There are many interesting aspects of Dr. Kellermann’s setup and work. I’ll point out a few here, but you may well find others that you find more compelling in his lecture. His work is clearly in the realm of Education 4.0 so hang on, keep your arms and legs within the ride at all times, and enjoy a glimpse of the future.
At the center of Dr. Kellermann’s toolset is Microsoft Teams. However, he uses a variety of Microsoft tools to add functionality to his class offerings. If you are unfamiliar with Teams, you can learn more about it from the UVU Digital Transformation Learning Gallery. Just think of your class as a team and Teams being the tool that allows you to share files with them, chat with them, initiate video meetings, interact with applications in real-time, assess student accomplishment, give them feedback, and share applications with them. It’s the hub that every topic below depends on.
Dr. Kellermann creates a team for each class, including all students in the class, his assistants, and himself. Teams have channels, and he creates a channel for each week of his class. Each channel contains learning objects, assessment tools, assignments, etc., related to a particular topic. Within each channel, there are tabs that are essentially applications. There may be a chat tab, a gradebook tab, an assignment tab, etc. Each channel may have the same tabs or a different set of tabs depending on the need.
Dr. Kellermann’s technology setup is novel and intriguing. I may miss a few details, but essentially he has two camera views and a screen view to stream to his students. He can switch between these three views with a simple handheld remote. The primary camera view is of him lecturing beside a Microsoft Surface Hub. From here, he can use Teams to display a class notebook created using OneNote, present Powerpoint presentations, review documents, etc. The Surface Hub allows multi-touch functionality and on-screen marking with digital ink.
The second camera view is from a camera on top of the Surface Hub. This view is useful when working on a problem on the Surface Hub, as we might do on a whiteboard. This enables him to work “at the board” while still facing the remote students.
The screen view of the Surface Hub allows fine detail to be viewed by a remote audience. The surface hub displays branding for the institution and a picture in picture feature allowing Dr. Kellermann to be seen even during screen sharing. It also includes a chat area where students and Dr. Kellermann can communicate and, more importantly, where students can communicate freely and answer one another’s questions.
Dr. Kellermann also has a separate screen where he can easily view chats and acquire questions to be answered. Finally, he has included reasonable lighting, a good sound system, and a color adapting light source to backlight the screen. You’ll fully appreciate the setup after viewing him in action.

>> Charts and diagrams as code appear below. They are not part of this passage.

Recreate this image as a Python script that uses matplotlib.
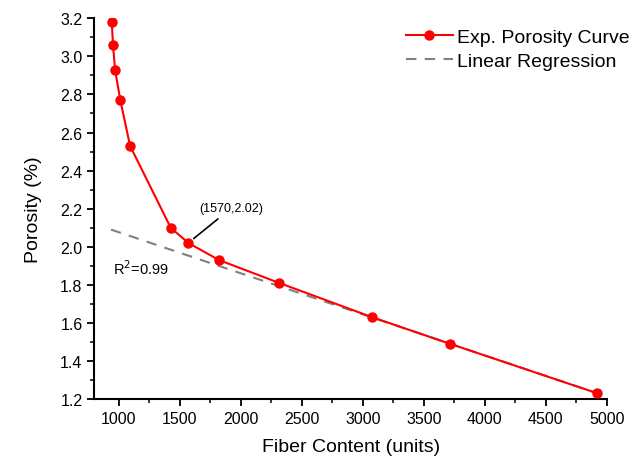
import numpy as np
import matplotlib
matplotlib.use("Agg")
import matplotlib.pyplot as plt
from matplotlib.ticker import MultipleLocator

plt.rcParams['font.family'] = ['Liberation Sans', 'DejaVu Sans']

# experimental porosity curve
fiber = [943, 953, 970, 1013, 1093, 1426, 1570, 1822, 2314, 3076, 3715, 4923]
porosity = [3.18, 3.06, 2.93, 2.77, 2.53, 2.10, 2.02, 1.93, 1.81, 1.63, 1.49, 1.23]

# linear regression line (endpoints)
reg_x = [937, 4923]
reg_y = [2.09, 1.23]

fig = plt.figure(figsize=(6.43, 4.60), dpi=100)
ax = fig.add_axes([0.1467, 0.1304, 0.797, 0.8276])

ax.plot(fiber, porosity, color='red', lw=1.5, marker='o', markersize=6.5,
        label='Exp. Porosity Curve', zorder=3)
ax.plot(reg_x, reg_y, color='gray', lw=1.5, ls=(0, (5, 4)),
        label='Linear Regression', zorder=2)

ax.set_xlim(800, 5000)
ax.set_ylim(1.2, 3.2)
ax.xaxis.set_major_locator(MultipleLocator(500))
ax.xaxis.set_minor_locator(MultipleLocator(250))
ax.yaxis.set_major_locator(MultipleLocator(0.2))
ax.yaxis.set_minor_locator(MultipleLocator(0.1))
ax.yaxis.set_major_formatter(plt.FormatStrFormatter('%.1f'))

for s in ['top', 'right']:
    ax.spines[s].set_visible(False)
for s in ['left', 'bottom']:
    ax.spines[s].set_linewidth(1.5)
ax.tick_params(which='major', direction='out', length=5, width=1.3, labelsize=11.5)
ax.tick_params(which='minor', direction='out', length=3, width=1.1)

ax.set_xlabel('Fiber Content (units)', fontsize=14, labelpad=9)
ax.set_ylabel('Porosity (%)', fontsize=14, labelpad=13)

ax.annotate('(1570,2.02)', xy=(1570, 2.02), xytext=(1920, 2.17),
            fontsize=9, ha='center', va='bottom',
            arrowprops=dict(arrowstyle='-', color='black', lw=1.2,
                            shrinkA=2, shrinkB=5))
ax.text(950, 1.89, 'R$^2$=0.99', fontsize=10.5, ha='left', va='center')

leg = ax.legend(loc='upper right', bbox_to_anchor=(1.078, 1.02), frameon=False,
                fontsize=14, handlelength=2.4, handletextpad=0.2,
                labelspacing=0.35)

fig.savefig('out.png', dpi=100)
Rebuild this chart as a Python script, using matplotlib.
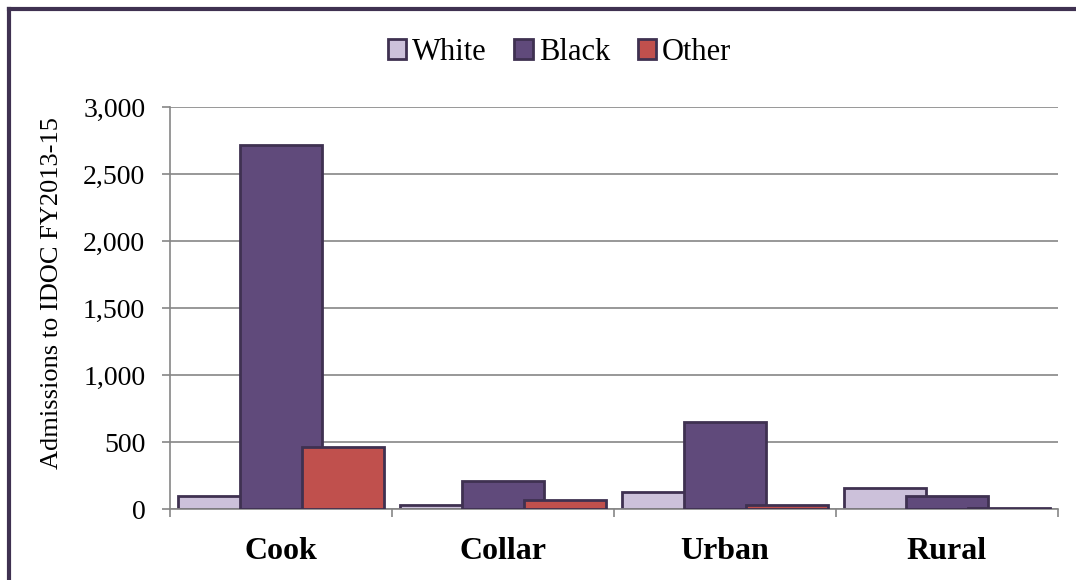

Class recordings can be very useful for students. Using Teams, a class recording is as simple as pushing a virtual button. The entire meeting, including the chats, are recorded and stored in Microsoft Streams. Once in Streams, recordings are transcribed, and the resulting texts are available for reading, searching, etc. It is simple to search the transcription for topics of interest, click on that portion of the transcription, and the associated video starts playing at that point. Recorded videos can be manipulated using Microsoft’s Power Automate to create a video gallery that can be included within Teams as a tab within the associated class.
We all know it is a tremendous amount of work to move developed courseware from one learning management system to another. Dr. Kellermann points out that he no longer uses an LMS at all, but moving courseware to a completely different type of tool all at once isn’t easy either. Not to fear, an LMS can be easily added to Teams as a tab within a course. What’s better is that since the students are within a class in Teams, they have already authenticated. When they go to the LMS tab, they don’t need to authenticate again, and they are taken directly to the class associated with their class in Teams. This ability allows for a metered transition from a class using an LMS to one no longer dependent on it. This enables faculty and staff to collaboratively determine a smooth and well-supported migration.

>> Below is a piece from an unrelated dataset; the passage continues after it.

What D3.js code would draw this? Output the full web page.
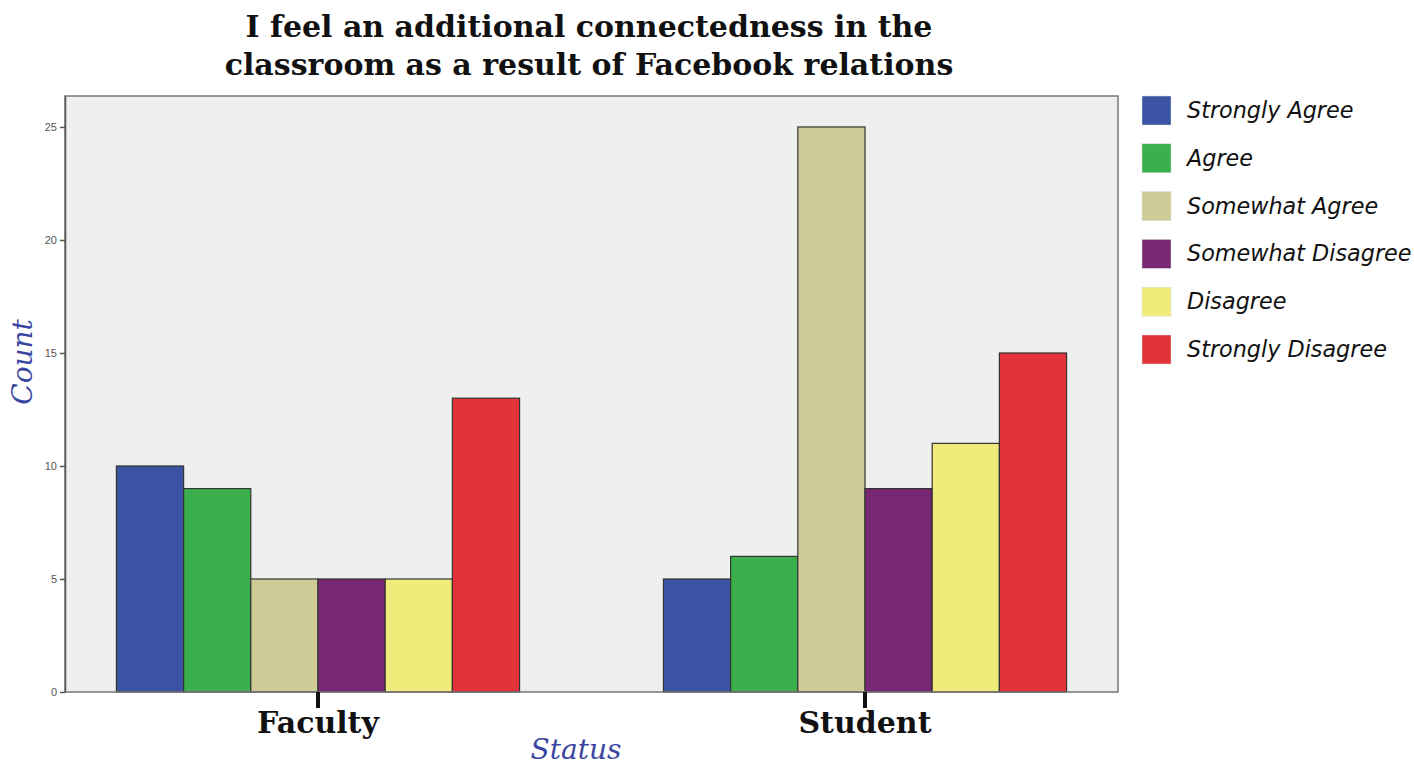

Bots and Artificial Intelligence
Dr. Kellermann has invested significant time and resources into developing a question bot, called QBot, based on Microsoft’s Bot Framework. He has made QBot publicly available on GitHub. When a student inserts a question in the chat window and references @Q, the QBot looks up the class and section the student is in, determines the teacher’s assistants associated with the class, and sends them a cell phone notification indicating they have a question to respond to.
Also, QBot uses natural language processing and AI to parse the question and determines if it “knows,” with a high probability, the answer to the question. If QBot is confident, it responds immediately with an answer. Remember where we discussed the transcriptions from recorded class lectures? QBot also has access to those transcriptions, and if it believes that the question is addressed in a lecture, it points the student to that very moment of class instruction. If QBot isn’t confident that it “knows” the answer, it remains silent. However, it recognizes when the teacher’s assistant responds and uses that answer to enhance its collection of question and answer pairs; better luck next time. It should be noted that AI is not used to replace people but connect them and enhance their interactions.
Data, Data, and More Data
With the class in Teams, there is a vast amount of resulting data that can be used to enhance education. This data is private to the institution and not accessible by the tool provider, in this case, Microsoft. For example, attendance, quiz outcomes, homework scores, and test results for each student for each topic are easily extracted. Another Microsoft tool, Power BI, can create dashboards for visualizing and acting on this data. Additionally, AI can be employed to look at previous semester data with associated final exam and class scores to predict where each student needs help. This data can be used to construct a personalized study guide to maximize student learning and help them succeed.
We are currently at the end of an era, Education 3.0, but our students are running ahead of us and expecting us to join them in the era of Education 4.0. To join our students, we must transform the institution; we must change our technology architectures, culture, tools, processes, and practices. Dr. David Kellermann has worked hard to develop a set of tools and practices that work well for him. I am confident that each institution, each faculty, and our great students will find a slightly different set of tools and practices that are right for them. I’m excited about Education 4.0 at Utah Valley University and can’t wait to see the student success it yields!